_The problem_:
Pull out every line below containing the word "this".

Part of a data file
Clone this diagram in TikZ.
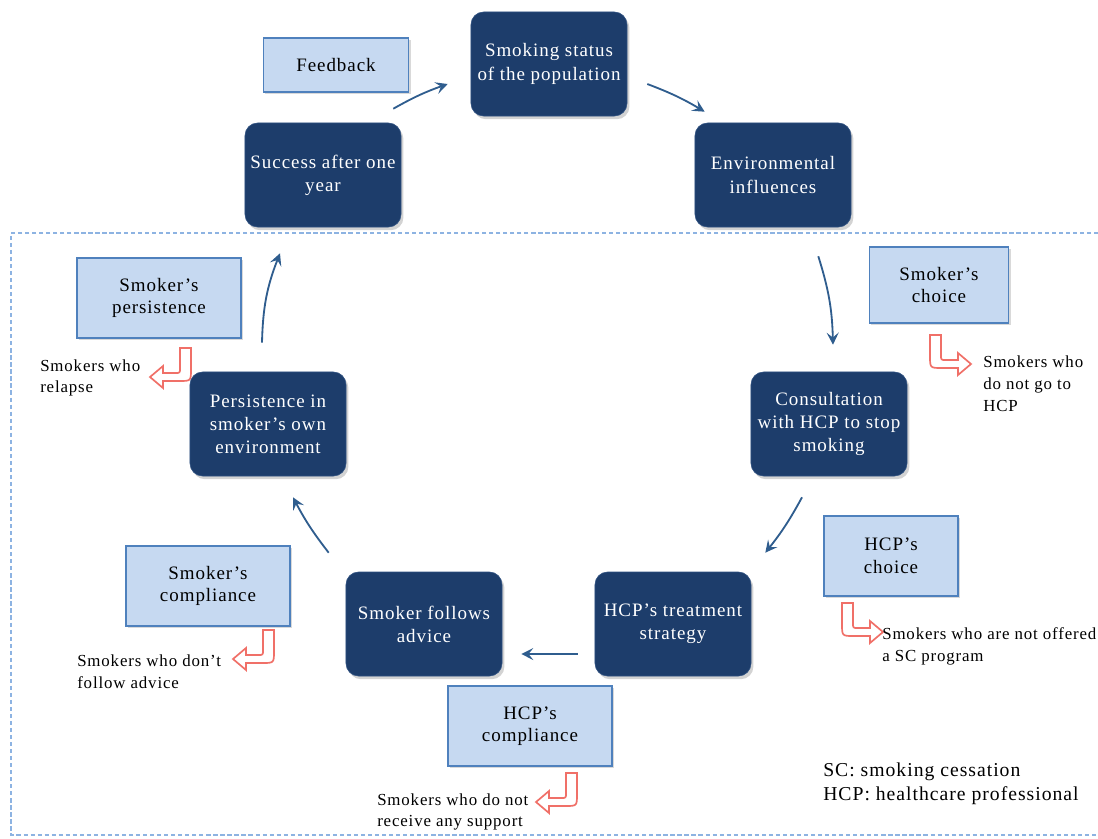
\documentclass[tikz,border=0pt]{standalone}
\usepackage{fontspec}
\setmainfont[LetterSpace=5]{Liberation Serif}
\usepackage{tikz}
\usetikzlibrary{positioning,arrows.meta,shadows,calc}
\definecolor{navy}{HTML}{1D3D6B}
\definecolor{navyedge}{HTML}{2C4F80}
\definecolor{pale}{HTML}{C6D9F1}
\definecolor{paleedge}{HTML}{4F81BD}
\definecolor{flowblue}{HTML}{2F5D8E}
\definecolor{hookred}{HTML}{F07068}
\definecolor{dashblue}{HTML}{8DB3E2}
\tikzset{
  stage/.style={rectangle,draw=navyedge,fill=navy,rounded corners=9pt,
    text=white,align=center,font=\fontsize{13.5}{16.5}\selectfont,
    minimum width=3.9cm,minimum height=2.6cm,inner sep=2pt,
    drop shadow={opacity=0.35,shadow xshift=0.6mm,shadow yshift=-0.8mm}},
  note/.style={rectangle,draw=paleedge,line width=0.9pt,fill=pale,
    align=center,font=\fontsize{13.5}{16}\selectfont,minimum height=2cm,
    inner sep=2pt,drop shadow={opacity=0.3,shadow xshift=0.5mm,shadow yshift=-0.6mm}},
  fl/.style={-{Stealth[length=3mm,width=3mm,inset=1.2mm]},draw=flowblue,line width=1.3pt},
  lbl/.style={anchor=west,align=left,inner sep=0pt,font=\fontsize{12}{15.5}\selectfont},
  hook/.pic={
    \draw[hookred,line width=1.2pt,fill=white] (0,0) -- (0,21)
      .. controls (0,33) .. (12,33) -- (28,33) -- (28,40) -- (41,29)
      -- (28,18) -- (28,25) -- (16,25) .. controls (11,25) .. (11,20)
      -- (11,0) -- cycle;
  },
}
\begin{document}
\begin{tikzpicture}[x=0.025cm,y=-0.025cm]
  \useasboundingbox (0,0) rectangle (1098,838);
  % frame round the care part
  \draw[dashblue,line width=1.3pt,dash pattern=on 3pt off 2pt]
    (1098,233) -- (11,233) -- (11,835) -- (1098,835);

  % stages
  \node[stage] (status) at (549,64) {Smoking status\\of the population};
  \node[stage] (env) at (773,175) {Environmental\\influences};
  \node[stage] (success) at (323,175) {Success after one\\year};
  \node[stage] (consult) at (829,424) {Consultation\\with HCP to stop\\smoking};
  \node[stage] (treat) at (673,624) {HCP’s treatment\\strategy};
  \node[stage] (follow) at (424,624) {Smoker follows\\advice};
  \node[stage] (persist) at (268,424) {Persistence in\\smoker’s own\\environment};

  % factors
  \node[note,minimum width=3.625cm,minimum height=1.35cm] (feedback) at (336,65) {Feedback};
  \node[note,minimum width=3.475cm,minimum height=1.9cm] (schoice) at (939,285) {Smoker’s\\choice};
  \node[note,minimum width=4.1cm] (spersist) at (159,298) {Smoker’s\\persistence};
  \node[note,minimum width=3.35cm] (hchoice) at (891,556) {HCP’s\\choice};
  \node[note,minimum width=4.1cm] (scompl) at (208,586) {Smoker’s\\compliance};
  \node[note,minimum width=4.1cm] (hcompl) at (530,726) {HCP’s\\compliance};

  % drop-outs
  \pic at (930,335) {hook};
  \pic[xscale=-1] at (191,348) {hook};
  \pic at (842,603) {hook};
  \pic[xscale=-1] at (274,630) {hook};
  \pic[xscale=-1] at (577,773) {hook};
  \node[lbl] (outchoice) at (983,384) {Smokers who\\do not go to\\HCP};
  \node[lbl] (outrelapse) at (40,378) {Smokers who\\relapse};
  \node[lbl] (outoffer) at (882,646) {Smokers who are not offered\\a SC program};
  \node[lbl] (outadvice) at (77,672) {Smokers who don’t\\follow advice};
  \node[lbl] (outsupport) at (377,812) {Smokers who do not\\receive any support};
  \node[lbl,font=\fontsize{14}{17}\selectfont] (legend) at (823,784)
    {SC: smoking cessation\\HCP: healthcare professional};

  % cycle
  \draw[fl] ([shift={(-8,-14)}]success.north east) to[bend left=5] ([shift={(-23,20)}]status.west);
  \draw[fl] ([shift={(20,20)}]status.east) to[bend left=5] ([shift={(10,-11)}]env.north west);
  \draw[fl] ([shift={(-33,29)}]env.south east) to[bend left=8] ([shift={(4,-27)}]consult.north);
  \draw[fl] ([shift={(-27,21)}]consult.south) to[bend left=5] ([shift={(14,-19)}]treat.north east);
  \draw[fl] ([shift={(-17,30)}]treat.west) -- ([shift={(19,30)}]follow.east);
  \draw[fl] ([shift={(-17,-19)}]follow.north west) to[bend left=5] ([shift={(25,21)}]persist.south);
  \draw[fl] ([shift={(-6,-29)}]persist.north) to[bend left=10] ([shift={(-43,26)}]success.south);
\end{tikzpicture}
\end{document}
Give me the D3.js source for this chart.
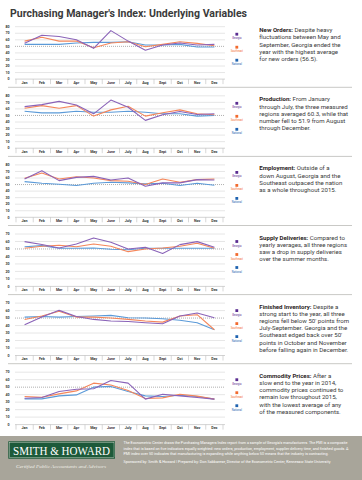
<!DOCTYPE html>
<html><head><meta charset="utf-8">
<script src="https://cdn.jsdelivr.net/npm/d3@7"></script>
<style>
html,body{margin:0;padding:0;background:#fff;}
svg{display:block;font-family:Roboto,"Noto Sans",sans-serif;}
</style></head>
<body><svg id="c" width="362" height="480"></svg>
<script>
const months = ["Jan","Feb","Mar","Apr","May","June","July","Aug","Sept","Oct","Nov","Dec"];
const seriesNames = ["Georgia","Southeast","National"];
const panelTitles = ["New Orders","Production","Employment","Supply Deliveries","Finished Inventory","Commodity Prices"];
const yMaxes = [80,80,80,70,70,70];

const newOrdersGeorgia   = [54.6,67,65,60,47,74,58,44,52,55,52,53];
const newOrdersSoutheast = [58,64,58,58,48,55,57,49.5,53,57,54.5,51];
const newOrdersNational  = [53,53,53,55,56,56,57,52,52,53,49,49];

const productionGeorgia   = [63.5,66.5,71.5,66,52.5,73.5,62.5,42.5,51,56,51.5,52.5];
const productionSoutheast = [61,65,61,65,49,58.5,64,49,54,58.5,52.5,51];
const productionNational  = [56.5,54,54,56.5,55,55,56.5,55,52.5,52.5,49,50];

const employmentGeorgia   = [58.5,71,56,61,62.5,57,60,47.5,52.5,52.5,57.5,57];
const employmentSoutheast = [59.5,67.5,58.5,62,60,56,55,50,58.5,53.5,57.5,58.5];
const employmentNational  = [54.5,52,50.5,48.5,52,53.5,52.5,51,52,48.5,52,49];

const supplyGeorgia   = [59.8,56,51.3,56.7,64.7,59,50,52.2,44,55.8,59.8,52.2];
const supplySoutheast = [51,53.6,55,53,56.7,53.6,46.4,50,51.3,53.6,57.6,51];
const supplyNational  = [53,54.5,51,51,51.3,49.6,49,51,51,51,51,51];

const inventoryGeorgia   = [41,51.3,60.3,52.2,48.2,46,45.5,43.8,42.4,52.7,56.7,50.4];
const inventorySoutheast = [48.2,52.7,59,51.3,51.3,50,48.2,46,44.6,52.7,54.5,34.4];
const inventoryNational  = [51.3,52.2,51.3,52.2,52.7,53.6,50.4,50,49,47,43.8,34.4];

const commodityGeorgia   = [35.3,36.2,44.2,47.3,47.8,59,55.4,34,40.6,38.4,36.2,34];
const commoditySoutheast = [37.5,36.6,41,45,55.4,53,45.5,34.8,35.7,40.6,38,34];
const commodityNational  = [34.4,34.4,38.4,39.7,50,51,44.2,38.4,37.5,39.3,37.5,34];

const panelTexts = [
  ["Despite heavy","fluctuations between May and","September, Georgia ended the","year with the highest average","for new orders (56.5)."],
  ["From January","through July, the three measured","regions averaged 60.3, while that","number fell to 51.9 from August","through December."],
  ["Outside of a","down August, Georgia and the","Southeast outpaced the nation","as a whole throughout 2015."],
  ["Compared to","yearly averages, all three regions","saw a drop in supply deliveries","over the summer months."],
  ["Despite a","strong start to the year, all three","regions fell below 50' points from","July-September. Georgia and the","Southeast edged back over 50'","points in October and November","before falling again in December."],
  ["After a","slow end to the year in 2014,","commodity prices continued to","remain low throughout 2015,","with the lowest average of any","of the measured components."]
];

const footerLines = [
  "The Econometric Center draws the Purchasing Managers Index report from a sample of Georgia's manufacturers. The PMI is a composite",
  "index that is based on five indicators equally weighted: new orders, production, employment, supplier delivery time, and finished goods. A",
  "PMI index over 50 indicates that manufacturing is expanding while anything below 50 means that the industry is contracting.",
  "Sponsored by: Smith & Howard  |  Prepared by: Don Sabbarese, Director of the Econometric Center, Kennesaw State University"
];

const panelData = [
  [newOrdersGeorgia,newOrdersSoutheast,newOrdersNational],
  [productionGeorgia,productionSoutheast,productionNational],
  [employmentGeorgia,employmentSoutheast,employmentNational],
  [supplyGeorgia,supplySoutheast,supplyNational],
  [inventoryGeorgia,inventorySoutheast,inventoryNational],
  [commodityGeorgia,commoditySoutheast,commodityNational]
];

const lineColors = ["#8a63b8","#f5865a","#5b9ad8"];
const legendColors = ["#5a2d91","#f26a2e","#1f63b0"];

const svg = d3.select("#c");

svg.append("text").attr("x",10).attr("y",17.2)
  .attr("font-size",11).attr("font-weight",700).attr("fill","#3a3a3a")
  .attr("textLength",237).attr("lengthAdjust","spacingAndGlyphs")
  .text("Purchasing Manager's Index: Underlying Variables");

const x = d3.scalePoint().domain(months).range([24.6,214.4]);
const xBand = d3.scaleBand().domain(months).range([16,223]);

panelData.forEach((series,i)=>{
  const top = 26.7 + i*69.1, h = 52.4;
  const g = svg.append("g");
  if(i>0){
    g.append("line").attr("x1",8).attr("x2",352).attr("y1",top-8.5).attr("y2",top-8.5)
      .attr("stroke","#c9c9c6").attr("stroke-width",1);
  }
  const y = d3.scaleLinear().domain([0,yMaxes[i]]).range([top+h,top]);
  const ticks = d3.range(0,yMaxes[i]+1,10);
  g.selectAll(".grid").data(ticks.filter(t=>t!==50)).enter().append("line")
    .attr("x1",15).attr("x2",225).attr("y1",d=>y(d)).attr("y2",d=>y(d))
    .attr("stroke",d=>d===0?"#c8c8c8":"#e0e0e0").attr("stroke-width",0.8);
  g.append("line").attr("x1",15).attr("x2",225).attr("y1",y(50)).attr("y2",y(50))
    .attr("stroke","#9a9a9a").attr("stroke-width",0.8).attr("stroke-dasharray","1,1");
  g.selectAll(".yl").data(ticks).enter().append("text")
    .attr("x",9.5).attr("y",d=>y(d)+1.2).attr("text-anchor","end")
    .attr("font-size",3.6).attr("font-weight",700).attr("fill","#333").text(d=>d);
  const bounds = months.map(m=>xBand(m)).concat([xBand.range()[1]]);
  g.selectAll(".xt").data(bounds).enter().append("line")
    .attr("x1",d=>d).attr("x2",d=>d).attr("y1",top+h).attr("y2",top+h+5)
    .attr("stroke","#bdbdbd").attr("stroke-width",0.6);
  g.selectAll(".xl").data(months).enter().append("text")
    .attr("x",d=>x(d)).attr("y",top+h+4.6).attr("text-anchor","middle")
    .attr("font-size",3.6).attr("font-weight",700).attr("fill","#333").text(d=>d);
  const line = d3.line().x((d,j)=>x(months[j])).y(d=>y(d));
  [2,1,0].forEach(k=>{
    g.append("path").attr("d",line(series[k])).attr("fill","none")
      .attr("stroke",lineColors[k]).attr("stroke-width",1.1).attr("stroke-linejoin","round");
  });
  seriesNames.forEach((n,k)=>{
    const sy = top + 7.5 + k*13;
    g.append("rect").attr("x",235.4).attr("y",sy-1.4).attr("width",2.8).attr("height",2.8)
      .attr("fill",legendColors[k]);
    g.append("text").attr("x",236.8).attr("y",sy+5).attr("text-anchor","middle")
      .attr("font-size",2.7).attr("fill",legendColors[k]).text(n);
  });
  const tb = g.append("text").attr("font-size",6.1).attr("fill","#3a3a3a");
  panelTexts[i].forEach((ln,j)=>{
    const t = tb.append("tspan").attr("x",259.3).attr("y",top+5.5+j*7.2);
    if(j===0){
      t.append("tspan").attr("font-weight",700).attr("fill","#2b2424").text(panelTitles[i]+": ");
      t.append("tspan").text(ln);
    } else t.text(ln);
  });
});

// footer
svg.append("rect").attr("x",0).attr("y",436).attr("width",362).attr("height",44).attr("fill","#a8a59a");
svg.append("rect").attr("x",8.3).attr("y",441.3).attr("width",106.7).attr("height",17.4).attr("fill","#1d5a3a");
svg.append("rect").attr("x",9.3).attr("y",442.3).attr("width",104.7).attr("height",15.4).attr("fill","none")
  .attr("stroke","#e8e8e0").attr("stroke-width",0.4);
svg.append("text").attr("x",61.6).attr("y",455).attr("text-anchor","middle")
  .attr("font-family","'Liberation Serif','DejaVu Serif',serif").attr("font-size",12)
  .attr("fill","#fff").attr("textLength",97).attr("lengthAdjust","spacingAndGlyphs")
  .text("SMITH & HOWARD");
svg.append("text").attr("x",16).attr("y",468).attr("font-family","'Liberation Serif',serif")
  .attr("font-style","italic").attr("font-size",4.6).attr("fill","#f0efe8")
  .attr("textLength",90).attr("lengthAdjust","spacingAndGlyphs")
  .text("Certified Public Accountants and Advisors");
const fy = [443.8,449.6,455.4,463.4];
const fw = [224,225,205,207];
footerLines.forEach((ln,j)=>{
  svg.append("text").attr("x",123.5).attr("y",fy[j]).attr("font-size",3.5).attr("fill","#fff")
    .attr("textLength",fw[j]).attr("lengthAdjust","spacingAndGlyphs").text(ln);
});
</script></body></html>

_Full answer_:
Clone this diagram in TikZ.
Give me the D3.js source for this chart.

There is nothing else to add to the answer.